# INFORMATION SUPPLIED
** START **

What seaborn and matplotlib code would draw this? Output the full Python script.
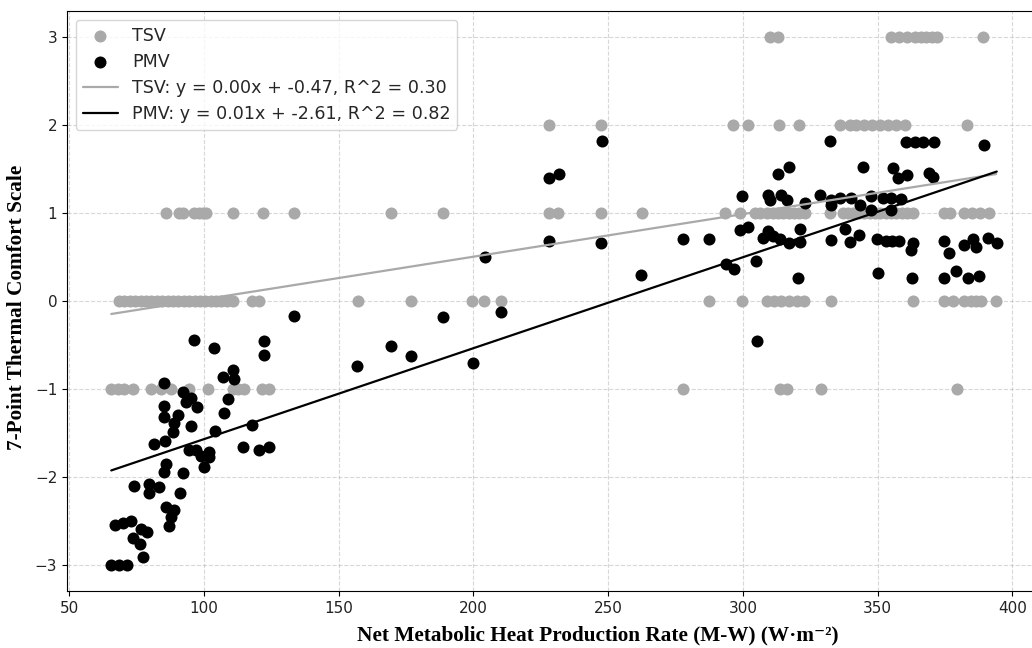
import numpy as np
import seaborn as sns
import matplotlib.pyplot as plt

#------------------------------------------------------------------------
# TSV / PMV vs net metabolic heat production rate
#------------------------------------------------------------------------
# TSV votes, grouped by row of the 7-point scale
tsv_rows = {
    3: [310, 313, 355, 358, 361, 364, 366, 368, 370, 372, 389],
    2: [228, 247.5, 296.5, 302, 313.5, 320.8, 336, 339.6, 342, 345, 348, 351,
        354, 357, 360, 383.3],
    1: [86, 90.7, 92.2, 96.3, 98, 99.5, 100.7, 110.6, 122, 133.4, 169.5, 188.8,
        228, 231.5, 247.4, 262.5, 293.3, 298.9, 304.4, 306.5, 309, 311, 313, 315,
        317, 319, 321, 323, 332.2, 337, 339, 341, 343, 345, 347, 349, 351, 353,
        355, 357, 359, 361, 363, 374.8, 376.7, 382, 385, 388, 391.5],
    0: [68.5, 70.5, 72.5, 74.5, 76.5, 78.5, 80.5, 82.5, 84.5, 86.5, 88.5, 90.5,
        92.5, 94.5, 96.5, 98.5, 100.5, 102.5, 104.5, 106.5, 108.5, 110.6, 118,
        120.4, 157.3, 176.7, 199.5, 204, 210.2, 287.4, 299.5, 309, 311.5, 314,
        317, 320, 322.5, 332.8, 363, 374.8, 377.8, 382, 384.5, 386.5, 388.5, 394],
    -1: [65.6, 68, 70.5, 73.6, 80.4, 84, 87.8, 94.4, 101.4, 110.6, 112.5, 114.8,
         121.7, 124, 277.8, 313.7, 316.3, 328.9, 379.6],
}
tsv_x = [x for v, xs in tsv_rows.items() for x in xs]
tsv_y = [v for v, xs in tsv_rows.items() for x in xs]

pmv_x = [133.4, 96.4, 103.8, 122.1, 122.1, 156.9, 85.1, 106.9, 110.6, 111.2,
         92.1, 95.2, 93.3, 97.4, 108.8, 107.5, 85.3, 85.3, 90.5, 89, 88.4, 95.2,
         104.1, 118, 81.6, 85.6, 94.6, 97, 98.9, 102, 102, 100.1, 114.3, 120.5,
         124.2, 85.9, 85.3, 92.1, 74.2, 79.7, 79.7, 83.4, 91.2, 85.9, 89, 87.8,
         87.1, 66.8, 69.9, 73, 73.6, 76.7, 78.9, 76.3, 77.3, 65.6, 68.5, 71.5,
         169.3, 176.7, 188.8, 199.8, 204.2, 210.2, 227.9, 227.9, 231.6, 247.6,
         247.3, 262.2, 277.6, 287.5, 293.6, 296.7, 299.5, 298.9, 302, 304.8,
         305.1, 309.4, 310, 313.1, 317.1, 314.3, 316.2, 322.9, 309.4, 307.5,
         311.2, 313.7, 317.1, 321.1, 321.1, 320.5,
         332.2, 344.6, 360.6, 364, 367, 371, 355.7, 357.5, 360.9, 369, 370.5,
         389.4, 328.8, 332.8, 332.8, 336, 340.2, 343.3, 347.6, 347.6, 352, 355,
         358.7, 355, 332.6, 337.8, 339.6, 343.1, 350.1, 349.7, 353, 355.5, 358,
         363.1, 362.5, 362.8, 374.8, 376.4, 374.8, 379.1, 382.2, 385.3, 386.5,
         383.5, 387.8, 390.9, 394.2]
pmv_y = [-0.165, -0.44, -0.54, -0.46, -0.61, -0.74, -0.93, -0.86, -0.79, -0.89,
         -1.04, -1.10, -1.15, -1.21, -1.12, -1.27, -1.19, -1.32, -1.30, -1.39,
         -1.49, -1.42, -1.48, -1.41, -1.63, -1.59, -1.70, -1.69, -1.76, -1.72,
         -1.78, -1.89, -1.66, -1.70, -1.66, -1.85, -1.95, -1.96, -2.11, -2.08,
         -2.19, -2.12, -2.19, -2.34, -2.38, -2.46, -2.56, -2.55, -2.53, -2.50,
         -2.70, -2.59, -2.63, -2.76, -2.91, -3, -3, -3,
         -0.51, -0.63, -0.18, -0.70, 0.50, -0.13, 0.68, 1.40, 1.45, 1.82,
         0.66, 0.30, 0.70, 0.70, 0.42, 0.36, 1.20, 0.81, 0.84, 0.46,
         -0.46, 1.21, 1.15, 1.45, 1.52, 1.21, 1.15, 1.11, 0.80, 0.72,
         0.74, 0.70, 0.66, 0.82, 0.67, 0.26,
         1.82, 1.53, 1.81, 1.81, 1.81, 1.81, 1.51, 1.40, 1.43, 1.46, 1.41,
         1.77, 1.21, 1.15, 1.09, 1.17, 1.17, 1.09, 1.20, 1.04, 1.17, 1.17,
         1.16, 1.04, 0.69, 0.82, 0.67, 0.75, 0.32, 0.70, 0.68, 0.68, 0.68,
         0.66, 0.58, 0.26, 0.68, 0.55, 0.26, 0.34, 0.64, 0.70, 0.62,
         0.26, 0.28, 0.72, 0.66]

# regression results (slope, intercept, R^2)
tsv_fit = (0.00485, -0.466, 0.30)
pmv_fit = (0.01035, -2.607, 0.82)

sns.set_style('ticks')
plt.rcParams['font.family'] = ['DejaVu Sans']

fig = plt.figure(figsize=(10.32, 6.48), dpi=100)
ax = fig.add_axes([67 / 1032, 57 / 648, 974 / 1032, 580 / 648])

sns.scatterplot(x=tsv_x, y=tsv_y, ax=ax, color='darkgray', s=75, linewidth=0, label='TSV')
sns.scatterplot(x=pmv_x, y=pmv_y, ax=ax, color='black', s=75, linewidth=0, label='PMV')

def fitline(xs, fit, name, color):
    xx = np.array([min(xs), max(xs)])
    m, b, r2 = fit
    ax.plot(xx, m * xx + b, color=color, linewidth=1.6,
            label=f'{name}: y = {m:.2f}x + {b:.2f}, R^2 = {r2:.2f}')

fitline(tsv_x, tsv_fit, 'TSV', 'darkgray')
fitline(pmv_x, pmv_fit, 'PMV', 'black')

ax.grid(True, linestyle='--', color='#b0b0b0', alpha=0.5)
for s in ax.spines.values():
    s.set_color('black')
ax.tick_params(labelsize=11, colors='black', labelcolor='#222222')
ax.set_xticks([50, 100, 150, 200, 250, 300, 350, 400])
ax.set_yticks([-3, -2, -1, 0, 1, 2, 3])

serif = ['Liberation Serif', 'DejaVu Serif']
ax.set_xlabel('Net Metabolic Heat Production Rate (M-W) (W·m⁻²)', family=serif,
              fontsize=15.3, fontweight='bold', color='black')
ax.set_ylabel('7-Point Thermal Comfort Scale', family=serif,
              fontsize=15.3, fontweight='bold', color='black')
# label sits centred a little right of the visible axes in the original
ax.xaxis.set_label_coords(0.545, -0.060)
ax.yaxis.set_label_coords(-0.041, 0.489)

ax.legend(loc='upper left', fontsize=12.6, labelspacing=0.46, frameon=True)

fig.savefig('out.png', dpi=100)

** END **

Copy each line in full and exactly, omitting any picture.

What seaborn and matplotlib code would draw this? Output the full Python script.
import numpy as np
import seaborn as sns
import matplotlib.pyplot as plt

#------------------------------------------------------------------------
# TSV / PMV vs net metabolic heat production rate
#------------------------------------------------------------------------
# TSV votes, grouped by row of the 7-point scale
tsv_rows = {
    3: [310, 313, 355, 358, 361, 364, 366, 368, 370, 372, 389],
    2: [228, 247.5, 296.5, 302, 313.5, 320.8, 336, 339.6, 342, 345, 348, 351,
        354, 357, 360, 383.3],
    1: [86, 90.7, 92.2, 96.3, 98, 99.5, 100.7, 110.6, 122, 133.4, 169.5, 188.8,
        228, 231.5, 247.4, 262.5, 293.3, 298.9, 304.4, 306.5, 309, 311, 313, 315,
        317, 319, 321, 323, 332.2, 337, 339, 341, 343, 345, 347, 349, 351, 353,
        355, 357, 359, 361, 363, 374.8, 376.7, 382, 385, 388, 391.5],
    0: [68.5, 70.5, 72.5, 74.5, 76.5, 78.5, 80.5, 82.5, 84.5, 86.5, 88.5, 90.5,
        92.5, 94.5, 96.5, 98.5, 100.5, 102.5, 104.5, 106.5, 108.5, 110.6, 118,
        120.4, 157.3, 176.7, 199.5, 204, 210.2, 287.4, 299.5, 309, 311.5, 314,
        317, 320, 322.5, 332.8, 363, 374.8, 377.8, 382, 384.5, 386.5, 388.5, 394],
    -1: [65.6, 68, 70.5, 73.6, 80.4, 84, 87.8, 94.4, 101.4, 110.6, 112.5, 114.8,
         121.7, 124, 277.8, 313.7, 316.3, 328.9, 379.6],
}
tsv_x = [x for v, xs in tsv_rows.items() for x in xs]
tsv_y = [v for v, xs in tsv_rows.items() for x in xs]

pmv_x = [133.4, 96.4, 103.8, 122.1, 122.1, 156.9, 85.1, 106.9, 110.6, 111.2,
         92.1, 95.2, 93.3, 97.4, 108.8, 107.5, 85.3, 85.3, 90.5, 89, 88.4, 95.2,
         104.1, 118, 81.6, 85.6, 94.6, 97, 98.9, 102, 102, 100.1, 114.3, 120.5,
         124.2, 85.9, 85.3, 92.1, 74.2, 79.7, 79.7, 83.4, 91.2, 85.9, 89, 87.8,
         87.1, 66.8, 69.9, 73, 73.6, 76.7, 78.9, 76.3, 77.3, 65.6, 68.5, 71.5,
         169.3, 176.7, 188.8, 199.8, 204.2, 210.2, 227.9, 227.9, 231.6, 247.6,
         247.3, 262.2, 277.6, 287.5, 293.6, 296.7, 299.5, 298.9, 302, 304.8,
         305.1, 309.4, 310, 313.1, 317.1, 314.3, 316.2, 322.9, 309.4, 307.5,
         311.2, 313.7, 317.1, 321.1, 321.1, 320.5,
         332.2, 344.6, 360.6, 364, 367, 371, 355.7, 357.5, 360.9, 369, 370.5,
         389.4, 328.8, 332.8, 332.8, 336, 340.2, 343.3, 347.6, 347.6, 352, 355,
         358.7, 355, 332.6, 337.8, 339.6, 343.1, 350.1, 349.7, 353, 355.5, 358,
         363.1, 362.5, 362.8, 374.8, 376.4, 374.8, 379.1, 382.2, 385.3, 386.5,
         383.5, 387.8, 390.9, 394.2]
pmv_y = [-0.165, -0.44, -0.54, -0.46, -0.61, -0.74, -0.93, -0.86, -0.79, -0.89,
         -1.04, -1.10, -1.15, -1.21, -1.12, -1.27, -1.19, -1.32, -1.30, -1.39,
         -1.49, -1.42, -1.48, -1.41, -1.63, -1.59, -1.70, -1.69, -1.76, -1.72,
         -1.78, -1.89, -1.66, -1.70, -1.66, -1.85, -1.95, -1.96, -2.11, -2.08,
         -2.19, -2.12, -2.19, -2.34, -2.38, -2.46, -2.56, -2.55, -2.53, -2.50,
         -2.70, -2.59, -2.63, -2.76, -2.91, -3, -3, -3,
         -0.51, -0.63, -0.18, -0.70, 0.50, -0.13, 0.68, 1.40, 1.45, 1.82,
         0.66, 0.30, 0.70, 0.70, 0.42, 0.36, 1.20, 0.81, 0.84, 0.46,
         -0.46, 1.21, 1.15, 1.45, 1.52, 1.21, 1.15, 1.11, 0.80, 0.72,
         0.74, 0.70, 0.66, 0.82, 0.67, 0.26,
         1.82, 1.53, 1.81, 1.81, 1.81, 1.81, 1.51, 1.40, 1.43, 1.46, 1.41,
         1.77, 1.21, 1.15, 1.09, 1.17, 1.17, 1.09, 1.20, 1.04, 1.17, 1.17,
         1.16, 1.04, 0.69, 0.82, 0.67, 0.75, 0.32, 0.70, 0.68, 0.68, 0.68,
         0.66, 0.58, 0.26, 0.68, 0.55, 0.26, 0.34, 0.64, 0.70, 0.62,
         0.26, 0.28, 0.72, 0.66]

# regression results (slope, intercept, R^2)
tsv_fit = (0.00485, -0.466, 0.30)
pmv_fit = (0.01035, -2.607, 0.82)

sns.set_style('ticks')
plt.rcParams['font.family'] = ['DejaVu Sans']

fig = plt.figure(figsize=(10.32, 6.48), dpi=100)
ax = fig.add_axes([67 / 1032, 57 / 648, 974 / 1032, 580 / 648])

sns.scatterplot(x=tsv_x, y=tsv_y, ax=ax, color='darkgray', s=75, linewidth=0, label='TSV')
sns.scatterplot(x=pmv_x, y=pmv_y, ax=ax, color='black', s=75, linewidth=0, label='PMV')

def fitline(xs, fit, name, color):
    xx = np.array([min(xs), max(xs)])
    m, b, r2 = fit
    ax.plot(xx, m * xx + b, color=color, linewidth=1.6,
            label=f'{name}: y = {m:.2f}x + {b:.2f}, R^2 = {r2:.2f}')

fitline(tsv_x, tsv_fit, 'TSV', 'darkgray')
fitline(pmv_x, pmv_fit, 'PMV', 'black')

ax.grid(True, linestyle='--', color='#b0b0b0', alpha=0.5)
for s in ax.spines.values():
    s.set_color('black')
ax.tick_params(labelsize=11, colors='black', labelcolor='#222222')
ax.set_xticks([50, 100, 150, 200, 250, 300, 350, 400])
ax.set_yticks([-3, -2, -1, 0, 1, 2, 3])

serif = ['Liberation Serif', 'DejaVu Serif']
ax.set_xlabel('Net Metabolic Heat Production Rate (M-W) (W·m⁻²)', family=serif,
              fontsize=15.3, fontweight='bold', color='black')
ax.set_ylabel('7-Point Thermal Comfort Scale', family=serif,
              fontsize=15.3, fontweight='bold', color='black')
# label sits centred a little right of the visible axes in the original
ax.xaxis.set_label_coords(0.545, -0.060)
ax.yaxis.set_label_coords(-0.041, 0.489)

ax.legend(loc='upper left', fontsize=12.6, labelspacing=0.46, frameon=True)

fig.savefig('out.png', dpi=100)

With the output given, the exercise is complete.